Un Américain qui logeait à la maison d'hôtes attaquée mercredi à l'aube par les talibans à Kaboul, où six employés expatriés de l'ONU ont été tués, raconte la panique, les morts et les flammes durant le siège, qui a duré plus de deux heures.

Trois kamikazes équipés d'armes automatiques et de ceintures d'explosifs, vêtus d'uniformes de la police selon les autorités afghanes, ont semé l'horreur peu avant l'aube dans un quartier central de la capitale afghane. John Christopher Turner, 62 ans, qui dit travailler pour une société de transport afghane sous contrat avec le département américain de la Défense pour ravitailler l'armée américaine, logeait dans la maison d'hôtes. Lui parle d'un «uniforme militaire vert» porté par le seul assaillant qu'il a aperçu, «un homme de 20 à 30 ans».

«Ils sont entrés par la porte principale. J'ai entendu des tirs d'armes légères» suivis d'explosions.

«Je crois que leur intention était d'entrer et de prendre des otages. Vous savez, il y avait une trentaine d'employés de l'ONU et ils étaient tous là pour les élections. On dirait qu'ils ont été visés pour ça», estime M. Turner.

Le temps qu'il attrape sa kalachnikov et descende les escaliers, les flammes rongeaient déjà le rez-de-chaussée.

À ce moment-là, «un des kamikazes a tué une femme alors qu'elle essayait d'échapper aux flammes, il s'est fait exploser», explique cet employé contractuel.

Deux autres femmes ont succombé dans l'épaisse fumée qui a envahi le bâtiment après l'explosion, poursuit-il. «La fumée était étouffante. (...) Elles étaient dans leurs chambres, paniquées».

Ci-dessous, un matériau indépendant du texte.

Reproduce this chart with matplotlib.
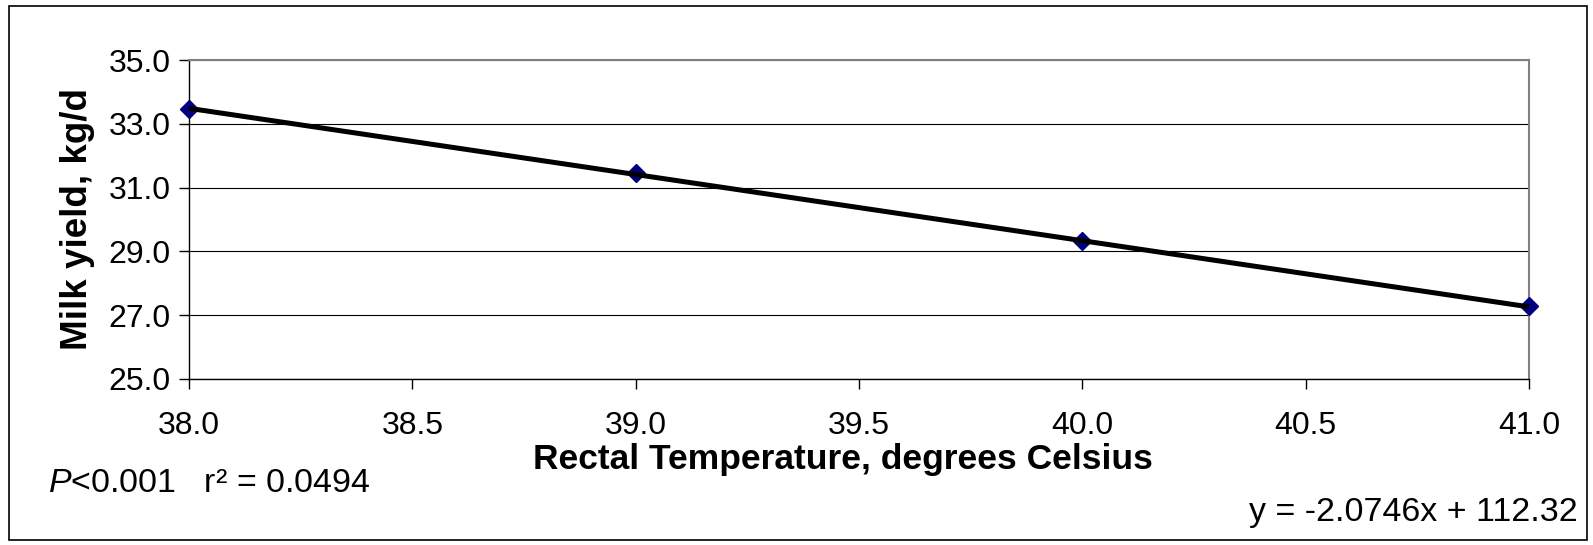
import numpy as np
import matplotlib
matplotlib.use("Agg")
import matplotlib.pyplot as plt
from matplotlib.patches import Rectangle
from matplotlib.ticker import FormatStrFormatter, FixedLocator

plt.rcParams['font.family'] = ['Liberation Sans', 'DejaVu Sans']
plt.rcParams['mathtext.fontset'] = 'custom'
plt.rcParams['mathtext.rm'] = 'Liberation Sans'
plt.rcParams['mathtext.it'] = 'Liberation Sans:italic'

# data
temps = [38.0, 39.0, 40.0, 41.0]
milk = [33.45, 31.45, 29.33, 27.28]

# axis ticks
xticks = [38.0, 38.5, 39.0, 39.5, 40.0, 40.5, 41.0]
yticks = [25.0, 27.0, 29.0, 31.0, 33.0, 35.0]

# trendline as printed on the chart
slope = -2.0746
intercept = 112.32
r2 = 0.0494

W, H = 1593, 545
fig = plt.figure(figsize=(W / 100, H / 100), dpi=100)

# plot area box (pixels)
L, R, T, B = 189, 1529, 60, 379
ax = fig.add_axes([L / W, 1 - B / H, (R - L) / W, (B - T) / H])

ax.set_xlim(xticks[0], xticks[-1])
ax.set_ylim(yticks[0], yticks[-1])
ax.xaxis.set_major_locator(FixedLocator(xticks))
ax.yaxis.set_major_locator(FixedLocator(yticks))
ax.xaxis.set_major_formatter(FormatStrFormatter('%.1f'))
ax.yaxis.set_major_formatter(FormatStrFormatter('%.1f'))

ax.grid(axis='y', color='black', lw=0.8)
ax.set_axisbelow(True)

for s in ['top', 'right']:
    ax.spines[s].set_color('#808080')
    ax.spines[s].set_linewidth(1.5)
for s in ['left', 'bottom']:
    ax.spines[s].set_color('black')
    ax.spines[s].set_linewidth(1.0)

ax.tick_params(axis='both', direction='out', length=7, width=1, labelsize=23, colors='black')
ax.tick_params(axis='y', pad=6)
ax.tick_params(axis='x', pad=16)

# markers sit under the trend line
ax.plot(temps, milk, linestyle='none', marker='D', ms=9.5, color='#000080',
        mec='#000080', zorder=3, clip_on=False)

xs = np.array([temps[0], temps[-1]])
ax.plot(xs, slope * xs + intercept, color='black', lw=3.6, zorder=4,
        solid_capstyle='butt', clip_on=False)

ax.set_ylabel('Milk yield, kg/d', fontsize=26.5, fontweight='bold', labelpad=10)

fig.text(843 / W, 1 - 469 / H, 'Rectal Temperature, degrees Celsius',
         fontsize=25.5, fontweight='bold', ha='center', va='baseline')
fig.text(48 / W, 1 - 492 / H, '$P$<0.001   r\u00b2 = %.4f' % r2,
         fontsize=24.5, ha='left', va='baseline')
fig.text(1578 / W, 1 - 521 / H, 'y = %.4fx + %.2f' % (slope, intercept),
         fontsize=24.5, ha='right', va='baseline')

# outer chart border
fig.patches.append(Rectangle((9 / W, 1 - 540 / H), (1587 - 9) / W, (540 - 6) / H,
                             transform=fig.transFigure, fill=False,
                             edgecolor='black', lw=1.2))

fig.savefig('out.png', dpi=100)
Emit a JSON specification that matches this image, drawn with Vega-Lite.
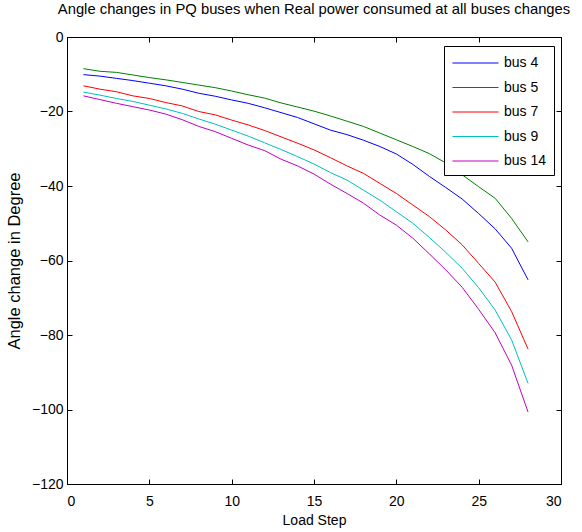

M. Turner était au téléphone avec elles. «Elles criaient, hurlaient «Je meurs» ou «Que devons-nous faire?», conte ce natif de l'État américain du Kansas. «J'en ai réchappé tout juste moi-même».

«On était environ 25 à sortir par la porte de derrière. (...) On s'est abrités à l'arrière du bâtiment, dans la salle de bains» qui donne sur le jardin, raconte l'homme à la solide stature et la barbe blanche.

«J'ai répliqué sur rien en particulier mais juste pour leur faire comprendre». «On a tiré sans arrêt, moi et un garde népalais».

«Un de nos gardes était sur le toit», se souvient-il, «je ne sais pas s'il a survécu».

Le siège durera deux heures, durant lesquelles coups de feu et explosions se succéderont.

«Je suis resté à l'arrière» avec les autres clients de la maison d'hôtes, «essentiellement des femmes, et personne n'était armé». L'arme pointée sur la porte de derrière, par où tout le monde avait fui, «je me disais «Ils vont arriver par là», mais heureusement rien ne s'est passé».

Il entendra encore «plusieurs grosses explosions». «J'ai combattu ici pendant l'occupation soviétique (de 1979 à 1989, ndlr), j'ai utilisé beaucoup de RPG. Ca me semblait être leur bruit mais on m'a dit que c'étaient des grenades».

Durant toute l'interminable attente, «l'échange de tirs était intense», à tel point que John Christopher Turner se demande s'il n'y avait pas «plus de trois ou quatre hommes en train de se battre» contre les forces afghanes.

Lorsque l'affrontement se calme enfin, tout le monde est sorti par le fond du jardin et s'est abrité dans un bâtiment de l'autre côté de la rue.

Lorsqu'on l'interroge sur ce qui les a sauvés, lui et les autres survivants, il répond: «La chance, simplement».